Se os ''modernos'' já haviam exposto e reiterado, sobretudo Antonioni com seu Profissão: Repórter (Professione: Reporter, 1975), a condição sobre aquilo de que o homem não pode fugir – de si mesmo –, o que a disponibilidade maldita de Koreeda em tratar sobre famílias provoca é uma aceleração de fluxo com o adicional de um ultimato: não há escape para si nem para as coisas como chegaram a ser, e o que/como se é, o é em grande parte por conta dos que vieram antes de nós. Das possíveis contas a se pagar por viver no presente, a pior é estar exatamente espremido entre os anseios do passado, tudo aquilo que queríamos ser e o que queriam que fôssemos, e os sonhos do futuro, ou para onde localizar os desejos a partir de então. E se os homens e mulheres estilhaçados sempre aparecem com filhos, é a princípio para colocá-los em xeque, fazê-los confrontar a si mesmos através dos pais que já tiveram, estejam estes mortos ou não, e que agora são, tomam o lugar – ou não devem mais ser à maneira do presente?

Dos perigos e grosserias que a generalização acarreta, espera-se entretanto extrair ao menos um fruto: são as relações indigestas e de ruptura-síntese entre o indivíduo e as representações de uma coletividade (família, sociedade) que delineiam certa presença dramática no cinema japonês como um todo. Mas, pode-se perguntar, invariavelmente, não é de entraves de uma mesma natureza que se constitui qualquer problemática, em qualquer lugar do mundo?
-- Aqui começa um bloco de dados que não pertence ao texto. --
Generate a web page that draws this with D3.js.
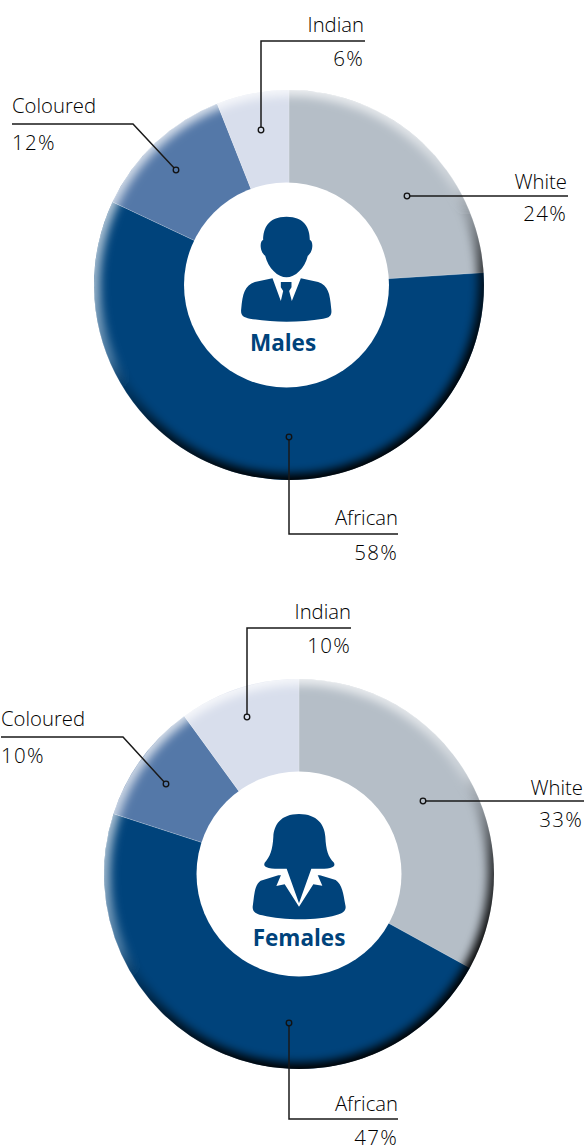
<!DOCTYPE html>
<html>
<head>
<meta charset="utf-8">
<script src="https://cdnjs.cloudflare.com/ajax/libs/d3/7.8.5/d3.min.js"></script>
<style>
html, body { margin: 0; padding: 0; background: #fff; }
svg { display: block; }
text { font-family: "Open Sans", sans-serif; font-weight: 300; font-size: 20.3px; fill: #000; }
.pct { font-size: 20.5px; letter-spacing: 1.3px; }
</style>
</head>
<body>
<svg id="chart" width="585" height="1146"></svg>
<script>
// values
const categories = ['White', 'African', 'Coloured', 'Indian'];
const malesValues = [24, 58, 12, 6];
const femalesValues = [33, 47, 10, 10];
const colours = ['#b5bec7', '#00437b', '#5478a8', '#d8deec'];

const svg = d3.select('#chart');
const defs = svg.append('defs');
const navy = '#00437b';

const color = d3.scaleOrdinal().domain(categories).range(colours);
const pie = d3.pie().sort(null);
const arc = d3.arc().innerRadius(0).outerRadius(195);
const line = d3.line();

// soft edge for the rim of the doughnuts
defs.append('filter').attr('id', 'soft')
    .attr('x', '-20%').attr('y', '-20%').attr('width', '140%').attr('height', '140%')
    .append('feGaussianBlur').attr('stdDeviation', 5);

// rim goes from white at the upper left to black at the bottom
const rimGrad = defs.append('linearGradient').attr('id', 'rim')
    .attr('gradientUnits', 'userSpaceOnUse')
    .attr('x1', -100).attr('y1', -200).attr('x2', 100).attr('y2', 200);
rimGrad.append('stop').attr('offset', '0%').attr('stop-color', '#fff').attr('stop-opacity', 0.8);
rimGrad.append('stop').attr('offset', '32%').attr('stop-color', '#fff').attr('stop-opacity', 0.6);
rimGrad.append('stop').attr('offset', '47%').attr('stop-color', '#fff').attr('stop-opacity', 0.3);
rimGrad.append('stop').attr('offset', '54%').attr('stop-color', '#000').attr('stop-opacity', 0.2);
rimGrad.append('stop').attr('offset', '66%').attr('stop-color', '#000').attr('stop-opacity', 0.7);
rimGrad.append('stop').attr('offset', '85%').attr('stop-color', '#000').attr('stop-opacity', 1);
rimGrad.append('stop').attr('offset', '100%').attr('stop-color', '#000').attr('stop-opacity', 1);

function drawDonut(id, values, cx, cy, holeX, callouts, label, labelX, labelY, icon) {
    const g = svg.append('g').attr('transform', `translate(${cx},${cy})`);

    g.selectAll('path.slice')
        .data(pie(values))
        .join('path')
        .attr('class', 'slice')
        .attr('d', arc)
        .attr('fill', (d, i) => color(categories[i]))
        .attr('stroke', '#fff')
        .attr('stroke-opacity', 0.35)
        .attr('stroke-width', 0.5);

    // bevel ring, clipped to the disc
    defs.append('clipPath').attr('id', 'disc-' + id)
        .append('circle').attr('r', 195);
    g.append('g').attr('clip-path', `url(#disc-${id})`)
        .append('g').attr('filter', 'url(#soft)')
        .append('circle')
        .attr('r', 203)
        .attr('fill', 'none')
        .attr('stroke', 'url(#rim)')
        .attr('stroke-width', 28);

    // hole
    svg.append('circle')
        .attr('cx', holeX).attr('cy', cy).attr('r', 102.5)
        .attr('fill', '#fff');

    icon(holeX, cy);

    svg.append('text')
        .attr('x', labelX).attr('y', labelY)
        .attr('text-anchor', 'middle')
        .style('font-weight', 700)
        .style('font-size', '22.5px')
        .style('fill', navy)
        .text(label);

    // leader lines, end dots and labels
    callouts.forEach((c, i) => {
        svg.append('path')
            .attr('d', line(c.path))
            .attr('fill', 'none')
            .attr('stroke', '#1a1a1a')
            .attr('stroke-width', 1.5);
        svg.append('circle')
            .attr('cx', c.path[0][0]).attr('cy', c.path[0][1]).attr('r', 2.8)
            .attr('fill', colours[i])
            .attr('stroke', '#111')
            .attr('stroke-width', 1.3);
        svg.append('text')
            .attr('x', c.textX).attr('y', c.nameY)
            .attr('text-anchor', c.anchor)
            .text(categories[i]);
        svg.append('text')
            .attr('class', 'pct')
            .attr('x', c.textX).attr('y', c.valueY)
            .attr('text-anchor', c.anchor)
            .text(values[i] + '%');
    });
}

function maleIcon(cx, cy) {
    const g = svg.append('g')
        .attr('transform', `translate(${cx},${cy}) scale(0.3333) translate(-260,-285)`)
        .attr('fill', navy);
    g.append('path').attr('d', 'M260 80C205 80 190 115 190 150C180 150 178 185 196 197C205 235 235 262 260 262C285 262 315 235 324 197C342 185 340 150 330 150C330 115 315 80 260 80Z');
    g.append('path').attr('d', 'M218 265L165 276C135 287 128 310 124 358C122 376 130 382 150 386C220 398 300 398 370 386C392 382 397 375 394 355C390 310 385 287 355 276L303 265L276 333L268 303L275 292L275 276L243 276L243 292L250 303L243 333Z');
}

function femaleIcon(cx, cy) {
    const g = svg.append('g')
        .attr('transform', `translate(${cx},${cy}) scale(0.3333) translate(-265,-252)`)
        .attr('fill', navy);
    g.append('path').attr('d', 'M203 256L150 272C130 285 131 320 126 350C125 365 135 372 155 376C220 392 320 392 375 376C400 370 408 360 404 345C398 310 395 285 375 270L328 256Z');
    g.append('path').attr('fill', '#fff').attr('d', 'M212 253L197 288L222 283L265 350L308 283L335 287L320 253Z');
    g.append('path').attr('d', 'M265 72C210 72 190 105 188 140C186 180 178 200 162 218C156 230 170 236 205 236L228 236L265 340L302 236L330 236C362 236 376 230 370 218C352 200 346 180 344 140C342 105 320 72 265 72Z');
}

drawDonut('m', malesValues, 289, 285, 286.5, [
    {path: [[407, 196], [568, 196]], textX: 567, nameY: 189, valueY: 221, anchor: 'end'},
    {path: [[289, 437], [289, 534], [398, 534]], textX: 398, nameY: 525, valueY: 560, anchor: 'end'},
    {path: [[176, 170], [133, 124], [12, 124]], textX: 12, nameY: 113, valueY: 150, anchor: 'start'},
    {path: [[261, 130], [261, 41], [365, 41]], textX: 364, nameY: 32, valueY: 66, anchor: 'end'}
], 'Males', 283, 351, maleIcon);

drawDonut('f', femalesValues, 299, 874, 299, [
    {path: [[423, 801], [584, 801]], textX: 583, nameY: 795, valueY: 827, anchor: 'end'},
    {path: [[289, 1023], [289, 1119], [398, 1119]], textX: 398, nameY: 1111, valueY: 1145, anchor: 'end'},
    {path: [[166, 784], [123, 737], [1, 737]], textX: 1, nameY: 726, valueY: 763, anchor: 'start'},
    {path: [[247, 717], [247, 628], [351, 628]], textX: 351, nameY: 619, valueY: 653, anchor: 'end'}
], 'Females', 299, 946, femaleIcon);
</script>
</body>
</html>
Ora, com expressões diferentes, guinadas e tons diferentes, decerto sim. Tudo pode ser levado a parecer com um conflito entre um ''um'' e um ''todo''. Estabeleço contudo uma pequena diferença, e que retoma a mesma nomenclatura da maturidade para tomar posição favorável a Koreeda: se um filme de mesmo roteiro ou argumento fosse entregue a um diretor brasileiro, também aceitando, aqui, as distorções que o ato de generalizar pode ter, as chances de que se tornasse uma obra exclusivamente sobre tal tema, de que a apropriação de sua essência enquanto texto a ser tornado visual se tornasse um inchaço visível com fins de problematizar uma questão, um quesito particular que de repente se torna grande assunto de conhecimento e inferência social – as chances, enfim, de que a mais singela história de um homem que tem de lidar com o fantasma do que nunca foi e de tudo o que precisa ser daqui pra frente, se tornar um filmão problematizador seriam quase máximas. Por isso se fala de maturidade: o sentimento de um autor cuja obra está encerrada ali, embora não fechada, e que não precisa estabelecer pontes para movimentar, tocar e abrir um rasgão a partir de uma pequena família, somente para torná-la todas as famílias do mundo.